▶ [EXERCISE OBJECTIVE]:
Every line below is to be copied exactly, with the pictures left out.

::::

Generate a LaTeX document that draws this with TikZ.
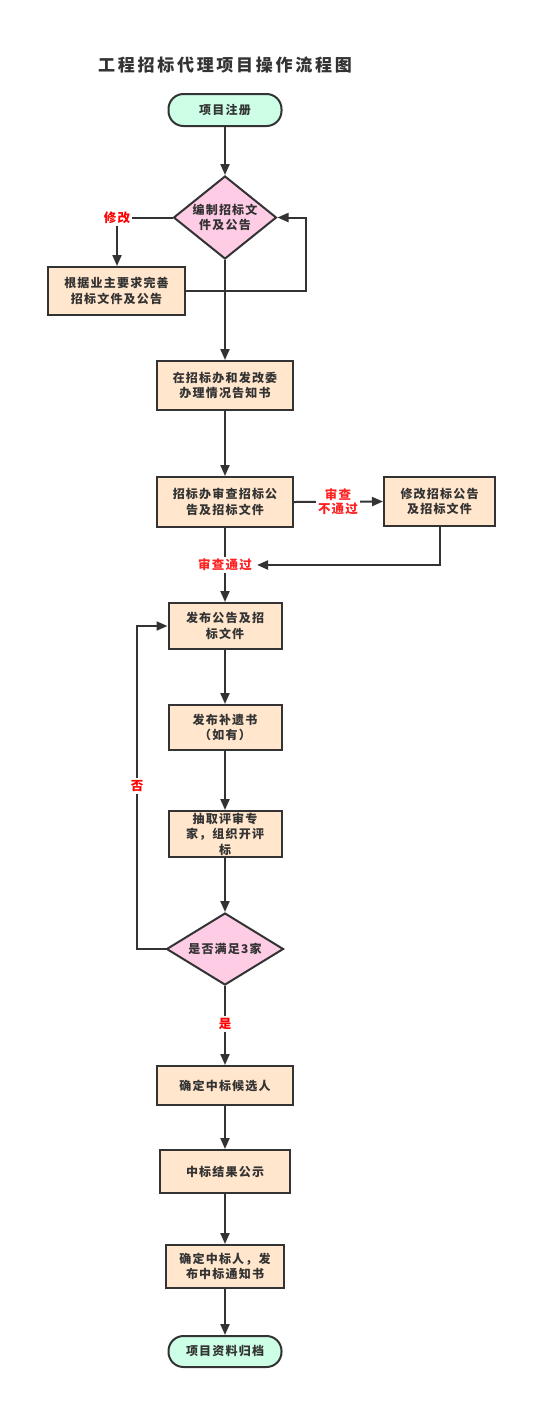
\documentclass[tikz,border=0pt]{standalone}
\usepackage{fontspec}
\setmainfont{Noto Sans CJK SC}[LetterSpace=10]
\usetikzlibrary{shapes.geometric,arrows.meta}
\pgfdeclarelayer{back}
\pgfdeclarelayer{bg}
\pgfsetlayers{back,bg,main}
\definecolor{ink}{HTML}{333333}
\definecolor{mint}{HTML}{CCFFE6}
\definecolor{pinkf}{HTML}{FFCCE6}
\definecolor{peach}{HTML}{FFE6CC}
\definecolor{lblred}{HTML}{FF2222}
\tikzset{
  txt/.style={font=\fontsize{12}{15.5}\selectfont\bfseries, text=ink, align=center},
  base/.style={txt, draw=ink, line width=2pt, inner sep=0pt},
  procbox/.style={base, rectangle, fill=peach},
  termbox/.style={base, rectangle, rounded corners=15pt, fill=mint},
  decbox/.style={base, diamond, fill=pinkf},
  lbl/.style={font=\fontsize{12.5}{15.5}\selectfont\bfseries, text=lblred, fill=white, align=center, inner sep=2pt},
  conn/.style={draw=ink, line width=2pt},
  arr/.style={conn, -{Triangle[length=11pt,width=9pt]}},
}
\begin{document}
\begin{tikzpicture}[x=1pt,y=-1pt]
\begin{pgfonlayer}{back}
\fill[white] (0,0) rectangle (556,1428);
\end{pgfonlayer}
\useasboundingbox (0,0) rectangle (556,1428);

\node[font=\fontsize{17}{20}\selectfont\bfseries, text=ink] (title) at (225,65) {\addfontfeatures{LetterSpace=16}工程招标代理项目操作流程图};

\node[termbox, minimum width=113pt, minimum height=32pt] (start) at (225,110) {项目注册};
\node[decbox, minimum width=103pt, minimum height=83pt, label={[txt]center:编制招标文\\件及公告}] (d1) at (225,217.5) {};
\node[procbox, minimum width=137pt, minimum height=48pt] (b1) at (116.5,291) {根据业主要求完善\\招标文件及公告};
\node[procbox, minimum width=136pt, minimum height=49pt] (b2) at (225,385.5) {在招标办和发改委\\办理情况告知书};
\node[procbox, minimum width=136pt, minimum height=50pt] (b3) at (225,502) {招标办审查招标公\\告及招标文件};
\node[procbox, minimum width=111pt, minimum height=49pt] (b4) at (439.5,501.5) {修改招标公告\\及招标文件};
\node[procbox, minimum width=113pt, minimum height=46pt] (b5) at (225,626) {发布公告及招\\标文件};
\node[procbox, minimum width=113pt, minimum height=45pt] (b6) at (225,727.5) {发布补遗书\\（如有）};
\node[procbox, minimum width=113pt, minimum height=46pt] (b7) at (225,834) {抽取评审专\\家，组织开评\\标};
\node[decbox, minimum width=117pt, minimum height=72pt, label={[txt]center:是否满足3家}] (d2) at (225,949) {};
\node[procbox, minimum width=136pt, minimum height=39pt] (b8) at (225,1085.5) {确定中标候选人};
\node[procbox, minimum width=130pt, minimum height=43pt] (b9) at (225,1171.5) {中标结果公示};
\node[procbox, minimum width=118pt, minimum height=43pt] (b10) at (225,1266.5) {确定中标人，发\\布中标通知书};
\node[termbox, minimum width=113pt, minimum height=31pt] (end) at (225,1351.5) {项目资料归档};

\coordinate (c1) at (117,217.5);
\coordinate (c2) at (306,291);
\coordinate (c3) at (137,949);
\node[lbl, text=red] (l1) at (c1) {修改};
\node[lbl] (l2) at (225,565) {审查通过};
\node[lbl, font=\fontsize{12.5}{14}\selectfont\bfseries] (l3) at (338,502) {审查\\不通过};
\node[lbl, text=red] (l4) at (137,786) {否};
\node[lbl, text=red] (l5) at (225,1024) {是};

\begin{pgfonlayer}{bg}
\draw[arr] (start.south) -- (d1.north);
\draw[conn] (d1.west) -- (c1);
\draw[arr] (l1.south) -- (b1.north -| l1.south);
\draw[arr] (b1.east) -- (c2) |- (d1.east);
\draw[arr] (d1.south) -- (b2.north);
\draw[arr] (b2.south) -- (b3.north);
\draw[arr] (b3.east) -- (b4.west);
\draw[arr] (b4.south) |- ([xshift=3pt]l2.east);
\draw[arr] (b3.south) -- (b5.north);
\draw[arr] (b5.south) -- (b6.north);
\draw[arr] (b6.south) -- (b7.north);
\draw[arr] (b7.south) -- (d2.north);
\draw[arr] (d2.west) -- (c3) |- (b5.west);
\draw[arr] (d2.south) -- (b8.north);
\draw[arr] (b8.south) -- (b9.north);
\draw[arr] (b9.south) -- (b10.north);
\draw[arr] (b10.south) -- (end.north);
\end{pgfonlayer}
\end{tikzpicture}
\end{document}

::::

▶ [WRITTEN ANSWER]:
Generate a LaTeX document that draws this with TikZ.
\documentclass[tikz,border=0pt]{standalone}
\usepackage{fontspec}
\setmainfont{Noto Sans CJK SC}[LetterSpace=10]
\usetikzlibrary{shapes.geometric,arrows.meta}
\pgfdeclarelayer{back}
\pgfdeclarelayer{bg}
\pgfsetlayers{back,bg,main}
\definecolor{ink}{HTML}{333333}
\definecolor{mint}{HTML}{CCFFE6}
\definecolor{pinkf}{HTML}{FFCCE6}
\definecolor{peach}{HTML}{FFE6CC}
\definecolor{lblred}{HTML}{FF2222}
\tikzset{
  txt/.style={font=\fontsize{12}{15.5}\selectfont\bfseries, text=ink, align=center},
  base/.style={txt, draw=ink, line width=2pt, inner sep=0pt},
  procbox/.style={base, rectangle, fill=peach},
  termbox/.style={base, rectangle, rounded corners=15pt, fill=mint},
  decbox/.style={base, diamond, fill=pinkf},
  lbl/.style={font=\fontsize{12.5}{15.5}\selectfont\bfseries, text=lblred, fill=white, align=center, inner sep=2pt},
  conn/.style={draw=ink, line width=2pt},
  arr/.style={conn, -{Triangle[length=11pt,width=9pt]}},
}
\begin{document}
\begin{tikzpicture}[x=1pt,y=-1pt]
\begin{pgfonlayer}{back}
\fill[white] (0,0) rectangle (556,1428);
\end{pgfonlayer}
\useasboundingbox (0,0) rectangle (556,1428);

\node[font=\fontsize{17}{20}\selectfont\bfseries, text=ink] (title) at (225,65) {\addfontfeatures{LetterSpace=16}工程招标代理项目操作流程图};

\node[termbox, minimum width=113pt, minimum height=32pt] (start) at (225,110) {项目注册};
\node[decbox, minimum width=103pt, minimum height=83pt, label={[txt]center:编制招标文\\件及公告}] (d1) at (225,217.5) {};
\node[procbox, minimum width=137pt, minimum height=48pt] (b1) at (116.5,291) {根据业主要求完善\\招标文件及公告};
\node[procbox, minimum width=136pt, minimum height=49pt] (b2) at (225,385.5) {在招标办和发改委\\办理情况告知书};
\node[procbox, minimum width=136pt, minimum height=50pt] (b3) at (225,502) {招标办审查招标公\\告及招标文件};
\node[procbox, minimum width=111pt, minimum height=49pt] (b4) at (439.5,501.5) {修改招标公告\\及招标文件};
\node[procbox, minimum width=113pt, minimum height=46pt] (b5) at (225,626) {发布公告及招\\标文件};
\node[procbox, minimum width=113pt, minimum height=45pt] (b6) at (225,727.5) {发布补遗书\\（如有）};
\node[procbox, minimum width=113pt, minimum height=46pt] (b7) at (225,834) {抽取评审专\\家，组织开评\\标};
\node[decbox, minimum width=117pt, minimum height=72pt, label={[txt]center:是否满足3家}] (d2) at (225,949) {};
\node[procbox, minimum width=136pt, minimum height=39pt] (b8) at (225,1085.5) {确定中标候选人};
\node[procbox, minimum width=130pt, minimum height=43pt] (b9) at (225,1171.5) {中标结果公示};
\node[procbox, minimum width=118pt, minimum height=43pt] (b10) at (225,1266.5) {确定中标人，发\\布中标通知书};
\node[termbox, minimum width=113pt, minimum height=31pt] (end) at (225,1351.5) {项目资料归档};

\coordinate (c1) at (117,217.5);
\coordinate (c2) at (306,291);
\coordinate (c3) at (137,949);
\node[lbl, text=red] (l1) at (c1) {修改};
\node[lbl] (l2) at (225,565) {审查通过};
\node[lbl, font=\fontsize{12.5}{14}\selectfont\bfseries] (l3) at (338,502) {审查\\不通过};
\node[lbl, text=red] (l4) at (137,786) {否};
\node[lbl, text=red] (l5) at (225,1024) {是};

\begin{pgfonlayer}{bg}
\draw[arr] (start.south) -- (d1.north);
\draw[conn] (d1.west) -- (c1);
\draw[arr] (l1.south) -- (b1.north -| l1.south);
\draw[arr] (b1.east) -- (c2) |- (d1.east);
\draw[arr] (d1.south) -- (b2.north);
\draw[arr] (b2.south) -- (b3.north);
\draw[arr] (b3.east) -- (b4.west);
\draw[arr] (b4.south) |- ([xshift=3pt]l2.east);
\draw[arr] (b3.south) -- (b5.north);
\draw[arr] (b5.south) -- (b6.north);
\draw[arr] (b6.south) -- (b7.north);
\draw[arr] (b7.south) -- (d2.north);
\draw[arr] (d2.west) -- (c3) |- (b5.west);
\draw[arr] (d2.south) -- (b8.north);
\draw[arr] (b8.south) -- (b9.north);
\draw[arr] (b9.south) -- (b10.north);
\draw[arr] (b10.south) -- (end.north);
\end{pgfonlayer}
\end{tikzpicture}
\end{document}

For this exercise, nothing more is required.